Late Quaternary seismic stratigraphic framework and paleolimnology of Walker Lake, Nevada

Thursday, 18 December 2014
Mattie Friday1, Christopher A Scholz2 and Christopher K Junium1, (1)Syracuse University, Syracuse, NY, United States, (2)Syracuse Univ, Syracuse, NY, United States
Lake deposits can be used to assess past hydrological and atmospheric conditions and aid in understanding regional climate of the western Basin and Range. Walker Lake, Nevada has a maximum water depth of ~35 m and is situated in a half-graben basin that formed during late Cenozoic transtension, in the Walker Lane tectonic belt. Small-scale climatic variations are preserved in the sediments of this hydrologically closed lake basin. Ten Kullenberg sediment cores (~2 to ~10 m in length), and ~300 km of CHIRP seismic reflection data were collected in Walker Lake to assess late-Quaternary stratigraphic framework and paleoclimate history. Core 4A is one of the longest cores acquired (9.19 m) and contains the oldest recovered sediments. Analyses of total inorganic carbon, total organic carbon, carbon and nitrogen abundances, and carbon stable isotopes from core 4A yield a valuable multi-proxy paleoclimate record. This record documents changes in effective moisture in the eastern Sierra Nevada and western Basin and Range.

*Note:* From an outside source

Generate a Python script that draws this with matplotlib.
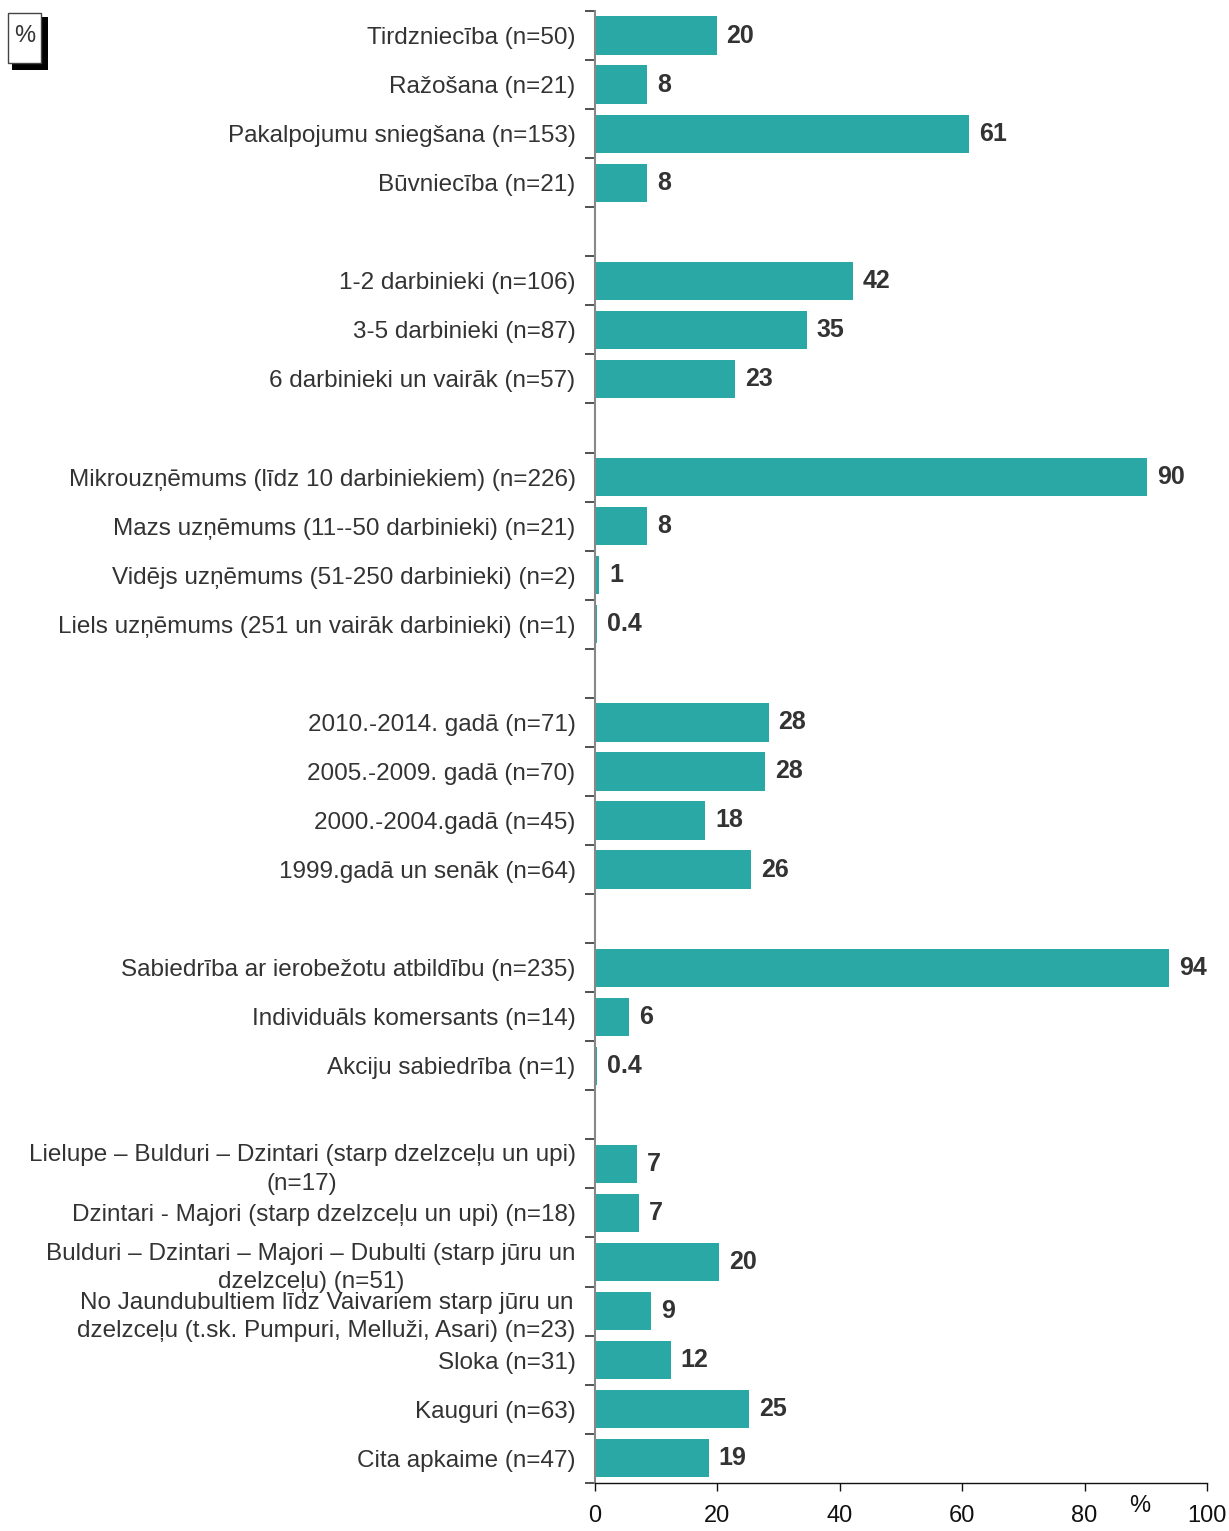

Sediments range from laminated to massive mud with three tephra deposits 0.5 - 4 cm thick. Total percentage of calcium carbonate, ranging from 3 to 35%, shows oscillations we interpret to be millennial forcings. The average C/N ratio of core 4A is 7.71 (2.5 - 11.3 range), and the stable carbon isotope measurements range from -21.0 to -25.3‰, and average -23.8‰. At ~3.7 m depth a basin-wide angular unconformity is observed in the seismic data and is also reflected in the geochemical data. An estimated age of this surface, 2000-2500 ka, is consistent with previous interpretations of partial diversion of the Walker River into the Carson sink. A δ13Corganic excursion, -25 to -20.8‰, occurs at the depth of the unconformity. We interpret this to be a result of enhanced deposition of aquatic organic matter during the Walker Lake drawdown. From 3.7 to 7.5 m depth, the carbon and nitrogen abundances and isotopes are surprisingly consistent down core and may be the result of protracted stability. Below 7.5 m depth the carbon and nitrogen abundances decrease, as do %CaCO3 and δ13Corganic values. These signatures may reflect past connectivity between Walker Lake and other Lahontan sub-basins. AMS radiocarbon analyses are underway, which will help constrain the paleolimnologic history of the basin.